Often Buddhism is misunderstood as a negative or depressing approach to life. But dukkha isn’t so much the sort of thing that makes one sad, wanting to stay indoors with the shades drawn. Sure, “sorrow, lamentation, grief, and despair” are dukkha, but as experienced every day, it’s more the sort of thing that gets in the shoe. It’s frustrating and annoying like a bad friend, holding out mirages of constancy and efficacy. It’s Lucy with her football. It’s as much a part of the most pleasant moment as the most painful, since each moment will inevitably end. This is one of the strange things about dukkha, and it’s not just a matter of the sublime, or the Japanese notion of “mono no aware” that makes cherry blossom season so popular.
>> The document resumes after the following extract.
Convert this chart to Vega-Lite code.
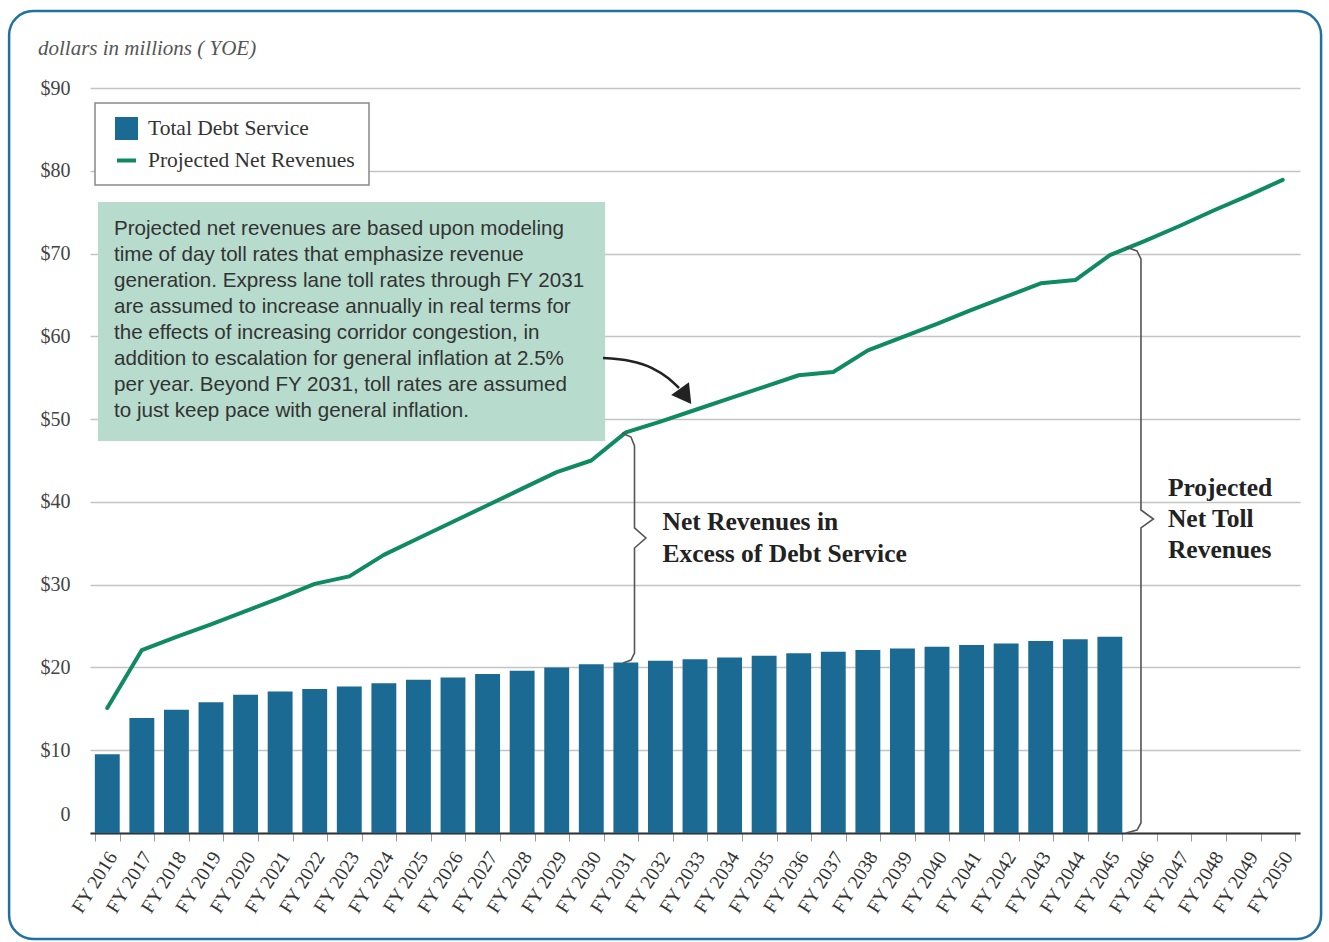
{
  "$schema": "https://vega.github.io/schema/vega-lite/v6.json",
  "width": 1210,
  "height": 745,
  "autosize": {"type": "none"},
  "padding": {"left": 90, "top": 88, "right": 29, "bottom": 109},
  "background": "white",
  "datasets": {
    "finance": [
      {"year": "FY 2016", "debt": 9.5, "revenue": 15.1},
      {"year": "FY 2017", "debt": 13.9, "revenue": 22.1},
      {"year": "FY 2018", "debt": 14.9, "revenue": 23.7},
      {"year": "FY 2019", "debt": 15.8, "revenue": 25.2},
      {"year": "FY 2020", "debt": 16.7, "revenue": 26.8},
      {"year": "FY 2021", "debt": 17.1, "revenue": 28.4},
      {"year": "FY 2022", "debt": 17.4, "revenue": 30.1},
      {"year": "FY 2023", "debt": 17.7, "revenue": 31.0},
      {"year": "FY 2024", "debt": 18.1, "revenue": 33.6},
      {"year": "FY 2025", "debt": 18.5, "revenue": 35.6},
      {"year": "FY 2026", "debt": 18.8, "revenue": 37.6},
      {"year": "FY 2027", "debt": 19.2, "revenue": 39.6},
      {"year": "FY 2028", "debt": 19.6, "revenue": 41.6},
      {"year": "FY 2029", "debt": 20.0, "revenue": 43.6},
      {"year": "FY 2030", "debt": 20.4, "revenue": 45.0},
      {"year": "FY 2031", "debt": 20.6, "revenue": 48.4},
      {"year": "FY 2032", "debt": 20.8, "revenue": 49.7},
      {"year": "FY 2033", "debt": 21.0, "revenue": 51.1},
      {"year": "FY 2034", "debt": 21.2, "revenue": 52.5},
      {"year": "FY 2035", "debt": 21.4, "revenue": 53.9},
      {"year": "FY 2036", "debt": 21.7, "revenue": 55.3},
      {"year": "FY 2037", "debt": 21.9, "revenue": 55.7},
      {"year": "FY 2038", "debt": 22.1, "revenue": 58.3},
      {"year": "FY 2039", "debt": 22.3, "revenue": 59.9},
      {"year": "FY 2040", "debt": 22.5, "revenue": 61.5},
      {"year": "FY 2041", "debt": 22.7, "revenue": 63.2},
      {"year": "FY 2042", "debt": 22.9, "revenue": 64.8},
      {"year": "FY 2043", "debt": 23.2, "revenue": 66.4},
      {"year": "FY 2044", "debt": 23.4, "revenue": 66.8},
      {"year": "FY 2045", "debt": 23.7, "revenue": 69.8},
      {"year": "FY 2046", "debt": null, "revenue": 71.5},
      {"year": "FY 2047", "debt": null, "revenue": 73.3},
      {"year": "FY 2048", "debt": null, "revenue": 75.2},
      {"year": "FY 2049", "debt": null, "revenue": 77.0},
      {"year": "FY 2050", "debt": null, "revenue": 78.9}
    ],
    "shapes": [
      {"shape": "arrow", "i": 0, "x": 14.839, "y": 57.38},
      {"shape": "arrow", "i": 1, "x": 15.62, "y": 57.02},
      {"shape": "arrow", "i": 2, "x": 16.257, "y": 56.17},
      {"shape": "arrow", "i": 3, "x": 16.72, "y": 54.97},
      {"shape": "arrow", "i": 4, "x": 17.038, "y": 53.76},
      {"shape": "brace1", "i": 0, "x": 15.389, "y": 48.32},
      {"shape": "brace1", "i": 1, "x": 15.649, "y": 47.84},
      {"shape": "brace1", "i": 2, "x": 15.75, "y": 46.75},
      {"shape": "brace1", "i": 3, "x": 15.75, "y": 36.85},
      {"shape": "brace1", "i": 4, "x": 16.08, "y": 35.64},
      {"shape": "brace1", "i": 5, "x": 15.75, "y": 34.43},
      {"shape": "brace1", "i": 6, "x": 15.75, "y": 21.74},
      {"shape": "brace1", "i": 7, "x": 15.649, "y": 20.9},
      {"shape": "brace1", "i": 8, "x": 15.418, "y": 20.54},
      {"shape": "brace2", "i": 0, "x": 29.967, "y": 70.79},
      {"shape": "brace2", "i": 1, "x": 30.285, "y": 70.31},
      {"shape": "brace2", "i": 2, "x": 30.4, "y": 69.34},
      {"shape": "brace2", "i": 3, "x": 30.4, "y": 39.02},
      {"shape": "brace2", "i": 4, "x": 30.76, "y": 37.93},
      {"shape": "brace2", "i": 5, "x": 30.4, "y": 36.85},
      {"shape": "brace2", "i": 6, "x": 30.4, "y": 1.21},
      {"shape": "brace2", "i": 7, "x": 30.285, "y": 0.36},
      {"shape": "brace2", "i": 8, "x": 29.967, "y": 0.0}
    ]
  },
  "layer": [
    {
      "data": {"name": "finance"},
      "encoding": {
        "x": {
          "field": "year",
          "type": "nominal",
          "sort": null,
          "scale": {"type": "band", "paddingInner": 0.28, "paddingOuter": 0.14},
          "axis": {
            "title": null,
            "tickBand": "extent",
            "ticks": true,
            "tickSize": 8,
            "tickColor": "#999999",
            "tickWidth": 1,
            "domain": true,
            "domainColor": "#333333",
            "domainWidth": 2,
            "grid": false,
            "labelAngle": -58,
            "labelAlign": "right",
            "labelBaseline": "middle",
            "labelPadding": 12,
            "labelOffset": 5,
            "labelFont": "Liberation Serif",
            "labelFontSize": 19.5,
            "labelColor": "#333333"
          }
        }
      },
      "layer": [
        {
          "mark": {"type": "bar"},
          "encoding": {
            "y": {
              "field": "debt",
              "type": "quantitative",
              "scale": {"domain": [0, 90], "nice": false},
              "axis": {
                "title": null,
                "values": [0, 10, 20, 30, 40, 50, 60, 70, 80, 90],
                "labelExpr": "datum.value == 0 ? '0' : '$' + datum.value",
                "labelOffset": {"condition": {"test": "datum.value == 0", "value": -19}, "value": 0},
                "grid": true,
                "gridColor": "#c4c4c4",
                "gridWidth": 1.5,
                "domain": false,
                "ticks": false,
                "tickSize": 0,
                "labelPadding": 20,
                "labelFont": "Liberation Serif",
                "labelFontSize": 20,
                "labelColor": "#444444"
              }
            },
            "color": {
              "datum": "Total Debt Service",
              "type": "nominal",
              "scale": {
                "domain": ["Total Debt Service", "Projected Net Revenues"],
                "range": ["#1b6a93", "#0f8a61"]
              },
              "legend": {
                "title": null,
                "orient": "none",
                "legendX": 5,
                "legendY": 15,
                "padding": 14,
                "strokeColor": "#888888",
                "fillColor": "white",
                "labelFont": "Liberation Serif",
                "labelFontSize": 21.5,
                "labelColor": "#333333",
                "labelOffset": 10,
                "labelLimit": 500,
                "rowPadding": 3,
                "symbolOffset": 6,
                "symbolSize": 361,
                "symbolStrokeWidth": 4,
                "encode": {
                  "legend": {"update": {"strokeWidth": {"value": 1.5}}},
                  "symbols": {
                    "update": {
                      "shape": {"signal": "datum.value === 'Total Debt Service' ? 'square' : 'stroke'"},
                      "fill": {"signal": "datum.value === 'Total Debt Service' ? '#1b6a93' : 'transparent'"},
                      "stroke": {"signal": "datum.value === 'Total Debt Service' ? 'transparent' : '#0f8a61'"},
                      "strokeWidth": {"value": 4},
                      "opacity": {"value": 1}
                    }
                  }
                }
              }
            }
          }
        },
        {
          "mark": {"type": "line", "strokeWidth": 4, "strokeJoin": "round", "strokeCap": "round"},
          "encoding": {
            "y": {"field": "revenue", "type": "quantitative"},
            "color": {"datum": "Projected Net Revenues", "type": "nominal"}
          }
        }
      ]
    },
    {
      "data": {"values": [{}]},
      "layer": [
        {
          "mark": {"type": "rect", "cornerRadius": 24, "fill": "transparent", "stroke": "#1f70a3", "strokeWidth": 2.5},
          "encoding": {
            "x": {"datum": -2.34, "type": "quantitative", "scale": {"domain": [0, 35], "nice": false, "zero": false}, "axis": null},
            "x2": {"datum": 35.61},
            "y": {"datum": 99.3, "type": "quantitative"},
            "y2": {"datum": -12.8}
          }
        },
        {
          "mark": {
            "type": "text",
            "text": "dollars in millions ( YOE)",
            "align": "left",
            "baseline": "alphabetic",
            "font": "Liberation Serif",
            "fontSize": 21,
            "fontStyle": "italic",
            "color": "#555555"
          },
          "encoding": {
            "x": {"datum": -1.504, "type": "quantitative", "axis": null},
            "y": {"datum": 93.99, "type": "quantitative"}
          }
        },
        {
          "mark": {"type": "rect", "fill": "#b7dbcd"},
          "encoding": {
            "x": {"datum": 0.231, "type": "quantitative", "axis": null},
            "x2": {"datum": 14.9},
            "y": {"datum": 76.23, "type": "quantitative"},
            "y2": {"datum": 47.36}
          }
        },
        {
          "mark": {
            "type": "text",
            "text": [
              "Projected net revenues are based upon modeling",
              "time of day toll rates that emphasize revenue",
              "generation. Express lane toll rates through FY 2031",
              "are assumed to increase annually in real terms for",
              "the effects of increasing corridor congestion, in",
              "addition to escalation for general inflation at 2.5%",
              "per year. Beyond FY 2031, toll rates are assumed",
              "to just keep pace with general inflation."
            ],
            "align": "left",
            "baseline": "alphabetic",
            "lineHeight": 26,
            "font": "Liberation Sans",
            "fontSize": 20.6,
            "color": "#333333"
          },
          "encoding": {
            "x": {"datum": 0.694, "type": "quantitative", "axis": null},
            "y": {"datum": 72.24, "type": "quantitative"}
          }
        },
        {
          "data": {"name": "shapes"},
          "transform": [{"filter": "datum.shape === 'arrow'"}],
          "mark": {"type": "line", "interpolate": "monotone", "color": "#222222", "strokeWidth": 2.5},
          "encoding": {
            "x": {"field": "x", "type": "quantitative", "axis": null},
            "y": {"field": "y", "type": "quantitative"},
            "order": {"field": "i"}
          }
        },
        {
          "mark": {"type": "point", "shape": "triangle-up", "angle": 144, "filled": true, "color": "#222222", "size": 484, "opacity": 1},
          "encoding": {
            "x": {"datum": 17.23, "type": "quantitative", "axis": null},
            "y": {"datum": 52.75, "type": "quantitative"}
          }
        },
        {
          "data": {"name": "shapes"},
          "transform": [{"filter": "datum.shape !== 'arrow'"}],
          "mark": {"type": "line", "color": "#555555", "strokeWidth": 1.6},
          "encoding": {
            "x": {"field": "x", "type": "quantitative", "axis": null},
            "y": {"field": "y", "type": "quantitative"},
            "detail": {"field": "shape"},
            "order": {"field": "i"}
          }
        },
        {
          "mark": {
            "type": "text",
            "text": ["Net Revenues in", "Excess of Debt Service"],
            "align": "left",
            "baseline": "alphabetic",
            "lineHeight": 32,
            "font": "Liberation Serif",
            "fontSize": 25.5,
            "fontWeight": "bold",
            "color": "#222222"
          },
          "encoding": {
            "x": {"datum": 16.56, "type": "quantitative", "axis": null},
            "y": {"datum": 36.6, "type": "quantitative"}
          }
        },
        {
          "mark": {
            "type": "text",
            "text": ["Projected", "Net Toll", "Revenues"],
            "align": "left",
            "baseline": "alphabetic",
            "lineHeight": 31,
            "font": "Liberation Serif",
            "fontSize": 25.5,
            "fontWeight": "bold",
            "color": "#222222"
          },
          "encoding": {
            "x": {"datum": 31.18, "type": "quantitative", "axis": null},
            "y": {"datum": 40.75, "type": "quantitative"}
          }
        }
      ]
    }
  ],
  "resolve": {"scale": {"x": "independent"}},
  "config": {
    "view": {"stroke": null}
  }
}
Life is dukkha because it is transient, and because it is never completely under our control. One of the most shocking discoveries in meditation is how little even our own minds are under our control. We think we are our minds, then we tell ourselves to focus on the breath, and in an instant we are lost in daydreams. It’s this kind of discovery that leads eventually to our beginning to wonder who this “I” is that’s supposed to be doing the controlling. To an extent these concerns map onto Western notions of freedom of the will, but to an extent they do not: they are after concerns at right angles to ‘control’. Control, after all, is a simple matter of causal conditioning, and though we may not be able to discover a real self underneath all the mental folderol, nevertheless desires and drives are active forces in moving limbs and minds.
The real question isn’t about control, it’s about dukkha itself, how it is created and how it can be mitigated. Is it really possible, as the Buddha claimed in his Third Noble Truth, to see its cessation? That I cannot say. But it does seem that if one is going to work towards that end, it is essential to begin by seeing the problem clearly. So I sit.